Centrally located in the Historic District, the building which serves as the Evans Tinsmith Shop was originally located on the Princeton Plantation in Northampton County. This one story, single room, old Post Office building was moved to its current site in the late 1990s.
Around 1877 or 1878, Richard Evans, a tinsmith from Petersburg, Virginia, came to Murfreesboro and opened a tin shop in a building near the corner of College and Main Streets.
Richard conducted businesses there until he died in 1905. Richard’s son, John, continued operating the shop for more than 60 years following his father’s death.
The tin shop tools and fixtures were subsequently inherited by John’s daughters, Elva and Rachel. They, in turn, generously donated the entire collection to the Murfreesboro Historical Association.

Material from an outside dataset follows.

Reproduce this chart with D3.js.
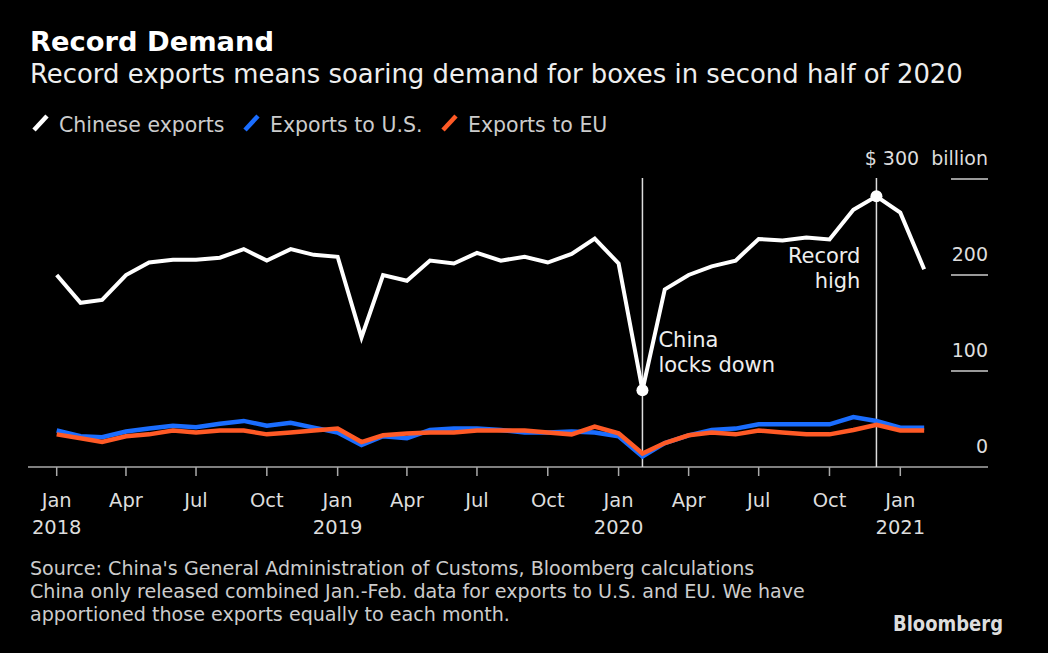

It is unusual to find a collection as complete as this one, and it is probably one of the best in the Southeast. The original patterns, in particular, are very extensive; for example, there are patterns for a variety of coffee and tea pots, including bodies, spouts and handles. Also, there are patterns for scoops in six sizes, and each in three parts – body, handle and gusset (soldered to the handle and body to stiffen the handle).

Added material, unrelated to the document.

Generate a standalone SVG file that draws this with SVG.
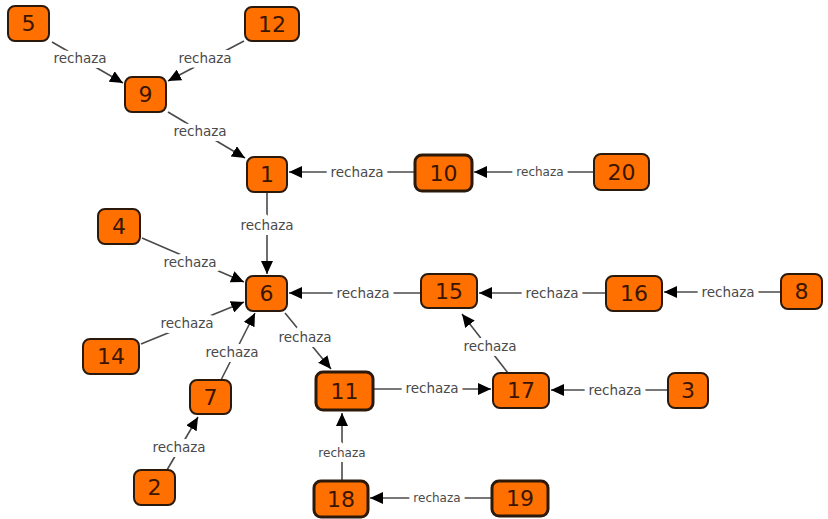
<svg xmlns="http://www.w3.org/2000/svg" width="828" height="519" viewBox="0 0 828 519">
  <style>
    .node rect { fill: #ff7000; stroke: #2b1a0c; stroke-width: 2; }
    .node.thick rect { stroke-width: 3; }
    .node text { font-family: "DejaVu Sans", Verdana, sans-serif; font-size: 22px; fill: #3a1500; text-anchor: middle; dominant-baseline: central; }
    .edge line { stroke: #4a4a4a; stroke-width: 1.6; marker-end: url(#arrow); }
    .edge text { font-family: "DejaVu Sans", Verdana, sans-serif; font-size: 13.5px; fill: #4a4a4a; text-anchor: middle; dominant-baseline: central; stroke: #ffffff; stroke-width: 10; paint-order: stroke; stroke-linejoin: round; }
    .edge text.sm { font-size: 12px; }
  </style>
  <defs>
    <marker id="arrow" markerUnits="userSpaceOnUse" markerWidth="14" markerHeight="12" refX="13" refY="6" orient="auto">
      <path d="M0,0 L13,6 L0,12 z" fill="#000"/>
    </marker>
  </defs>
  <rect width="828" height="519" fill="#ffffff"/>

  <g id="connectors">
    <g class="edge"><line x1="52" y1="42" x2="123" y2="83"/><text x="80" y="58">rechaza</text></g>
    <g class="edge"><line x1="244" y1="41" x2="168" y2="81"/><text x="205" y="58">rechaza</text></g>
    <g class="edge"><line x1="168" y1="112" x2="245" y2="158"/><text x="200" y="131">rechaza</text></g>
    <g class="edge"><line x1="414" y1="172" x2="289" y2="172"/><text x="357" y="172">rechaza</text></g>
    <g class="edge"><line x1="593" y1="172" x2="474" y2="172"/><text class="sm" x="540" y="172">rechaza</text></g>
    <g class="edge"><line x1="267" y1="193" x2="267" y2="274"/><text x="267" y="225">rechaza</text></g>
    <g class="edge"><line x1="142" y1="238" x2="244" y2="282"/><text x="190" y="262">rechaza</text></g>
    <g class="edge"><line x1="141" y1="344" x2="244" y2="302"/><text x="187" y="323">rechaza</text></g>
    <g class="edge"><line x1="221" y1="380" x2="255" y2="313"/><text x="232" y="352">rechaza</text></g>
    <g class="edge"><line x1="167" y1="470" x2="198" y2="417"/><text x="179" y="447">rechaza</text></g>
    <g class="edge"><line x1="285" y1="313" x2="331" y2="369"/><text x="305" y="337">rechaza</text></g>
    <g class="edge"><line x1="421" y1="293" x2="289" y2="293"/><text x="363" y="293">rechaza</text></g>
    <g class="edge"><line x1="606" y1="293" x2="479" y2="293"/><text x="552" y="293">rechaza</text></g>
    <g class="edge"><line x1="781" y1="292" x2="664" y2="292"/><text x="728" y="292">rechaza</text></g>
    <g class="edge"><line x1="374" y1="389" x2="491" y2="389"/><text x="432" y="388">rechaza</text></g>
    <g class="edge"><line x1="668" y1="390" x2="551" y2="390"/><text x="615" y="390">rechaza</text></g>
    <g class="edge"><line x1="508" y1="373" x2="462" y2="314"/><text x="490" y="346">rechaza</text></g>
    <g class="edge"><line x1="342" y1="480" x2="342" y2="413"/><text class="sm" x="342" y="453">rechaza</text></g>
    <g class="edge"><line x1="491" y1="498" x2="370" y2="498"/><text class="sm" x="437" y="498">rechaza</text></g>
  </g>

  <g id="n5" class="node"><rect x="8" y="6" width="41" height="35" rx="7"/><text x="28.5" y="23.5">5</text></g>
  <g id="n12" class="node"><rect x="245" y="7" width="54" height="34" rx="7"/><text x="272" y="24">12</text></g>
  <g id="n9" class="node"><rect x="125" y="77" width="41" height="35" rx="7"/><text x="145.5" y="94.5">9</text></g>
  <g id="n1" class="node"><rect x="247" y="157" width="40" height="35" rx="7"/><text x="267" y="174.5">1</text></g>
  <g id="n10" class="node thick"><rect x="415" y="155" width="57" height="36" rx="7"/><text x="443.5" y="173">10</text></g>
  <g id="n20" class="node"><rect x="594" y="154" width="55" height="36" rx="7"/><text x="621.5" y="172">20</text></g>
  <g id="n4" class="node"><rect x="98" y="209" width="42" height="35" rx="7"/><text x="119" y="226.5">4</text></g>
  <g id="n6" class="node"><rect x="246" y="276" width="41" height="35" rx="7"/><text x="266.5" y="293.5">6</text></g>
  <g id="n14" class="node"><rect x="83" y="339" width="56" height="35" rx="7"/><text x="111" y="356.5">14</text></g>
  <g id="n7" class="node"><rect x="190" y="380" width="41" height="34" rx="7"/><text x="210.5" y="397">7</text></g>
  <g id="n2" class="node"><rect x="134" y="470" width="41" height="35" rx="7"/><text x="154.5" y="487.5">2</text></g>
  <g id="n11" class="node thick"><rect x="316" y="372" width="57" height="38" rx="7"/><text x="344.5" y="391">11</text></g>
  <g id="n15" class="node"><rect x="421" y="274" width="56" height="34" rx="7"/><text x="449" y="291">15</text></g>
  <g id="n16" class="node"><rect x="606" y="276" width="56" height="35" rx="7"/><text x="634" y="293.5">16</text></g>
  <g id="n8" class="node"><rect x="781" y="274" width="41" height="35" rx="7"/><text x="801.5" y="291.5">8</text></g>
  <g id="n17" class="node"><rect x="493" y="373" width="56" height="35" rx="7"/><text x="521" y="390.5">17</text></g>
  <g id="n3" class="node"><rect x="668" y="373" width="40" height="35" rx="7"/><text x="688" y="390.5">3</text></g>
  <g id="n18" class="node thick"><rect x="314" y="481" width="54" height="36" rx="7"/><text x="341" y="499">18</text></g>
  <g id="n19" class="node thick"><rect x="492" y="481" width="56" height="35" rx="7"/><text x="520" y="498.5">19</text></g>
</svg>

The bulk of the tools are from the 1860s and 1880s on up to the early twentieth century. Early in the period, shops of this kind produced primarily utilitarian items such a kitchenware. Later, the shop turned out piping for wood burning stoves and also installed roofing. There are tools here for all of these activities. The large number and range of roofing tools indicates that a crew of men was involved.
“The collection of tools is certainly one of the most comprehensive I have ever seen,” stated Tom Cowan, of the Old Salem Education Department.